Choosing the best investment is not easy. Most people would like to get the highest returns with the least amount of risk. But there is normally a trade-off. The highest returns normally come from the riskiest of investments.
So, for example, if you invest in the shares of a technology company or the work of budding young artist, you might be backing the next Microsoft or Damien Hurst, but you could end up losing your stake. The secret of a good investment is to consider what you want from your money, your timescale and your attitude to risk. Diversification is another key factor.
If you need to use your money in less than five years, say for a house deposit, or for a new car, then cash savings are your best option because they provide capital security. If you are thinking long term, you have more time to sit out the ups and downs in the investment markets so you can afford to put money into risky assets.
In fact, if you are investing for the long term it is very important to consider investing at least some of your money in something riskier than a savings account because it is more likely to be protected against inflation. This also applies if you are investing for income. Risk can be minimised through spreading your money around different types of investments – diversification. However, if you are the type of person who would lie awake at night if the stock market were to fall for a period, it is best to stick to savings accounts.
You can’t avoid risk. Most people recognise that share prices can go up and down, often due to political events rather than the health of the individual companies themselves. But even cash deposits are exposed to the risk of inflation which means the purchasing power of your money will be eroded over time.
However, you can reduce your risk by not putting all your eggs in one basket. Investing in several companies’ shares, for example, means you will not lose all your money if one goes bust.
The reason that spreading your money across several different types of investment also helps to reduce your risk is as they tend to react differently to events so that when one falls in value another may rise and these movements balance each other out over time.
How to achieve diversification
The best way to achieve diversification will depend partly on the amount of money you have and partly on how much time and inclination you have to monitor your investments regularly.
Cash savings: The foundation of your investments should be your cash deposits. Keep enough in the bank or building society savings account to cover your immediate spending needs and any other major outlays you expect to make in the next five years.
If you are keeping significant sums in savings accounts, remember that the deposit protection limit is £75,000 from 1 January 2016, so keep your maximum deposits with any one bank or building society within this limit.
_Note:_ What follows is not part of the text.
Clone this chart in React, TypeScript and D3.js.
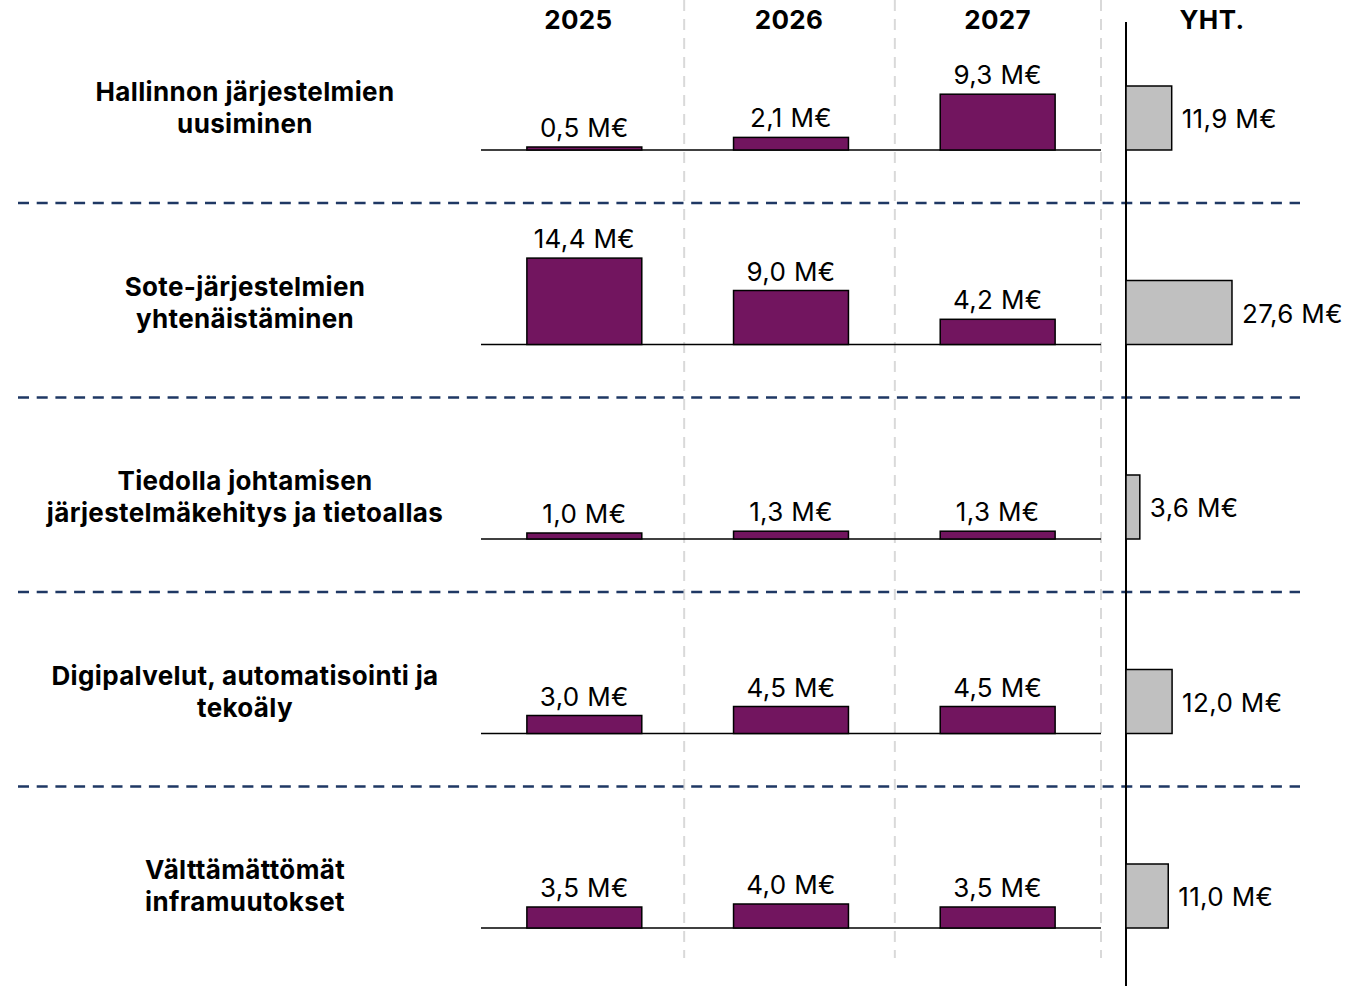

Other investments: The second stage is to spread your remaining money among different investments such as shares and bonds. Unless you have a large amount of capital and the time and inclination to monitor your investments regularly, it often a good idea to invest in these assets through collective funds, either open-ended mutual funds or investment trusts.
The advantage of collective funds is that for a relatively modest minimum investment of £500 or £1,000 your money will be spread across a large number of shares or bonds. This means you are not putting too much faith in any one particular company so if the business goes bust, very little of your investment will be affected.
Hopefully this won’t happen anyway as most funds are run by professional investment managers who will only choose the shares of those companies they believe are doing well.
Some of these funds are designed to produce a regular income while others are set up to generate capital growth so you can buy the appropriate funds to meet your needs.
Getting the right mix: Try to have a foot in as many camps as possible. More cautious investors will probably want to have more in bonds or bond funds as they tend to be less volatile. Longer-term investors are generally better off having more in shares.
Nowadays there are many funds that invest in a mixture of assets and can act as a one-stop-shop for investors who want to balance their risk. These funds are normally categorised by what proportion they have invested in shares in order to signify their likely volatility.
Nowadays, many people regard residential property as the ideal investment because of its physical nature and the strength of capital gains seen in recent years. However, if you purchase a buy-to-let property in addition to your own home, it does mean that most of your investment is concentrated in one type of asset. Although there appears very little risk in this strategy at present, it would make you very vulnerable if house prices collapsed, say, as a result of a sharp rise in interest rates or greater regulation.
A change in taxation could also affect the market. Recently, the government dropped two bombshells on the buy-to-let market. Tax relief on buy-to-let mortgage interest payments is to be slashed (phased in from April 2017) and buy-to-let properties (and other second homes) now incur an extra 3% stamp duty.
Until now, people buying to let were able to claim tax relief on their mortgage interest payments at their marginal rate of tax. This means that a basic-rate taxpayer would get 20% tax relief, but those at a higher rate would receive 40% relief, and top-rate taxpayers 45%. When the changes come in, tax relief will be a flat rate of 20%.
As with most clouds, there is a silver lining. If you’re a landlord with a lower income, you’re no longer at such a disadvantage to those in the big league. This level playing field may, in fact, help the new wave of ‘silver landlords’ hoping to use their pension pots to buy rental property. Also, if you’re a homebuyer, you may find prices becoming more affordable as the competition from buy-to-let decreases.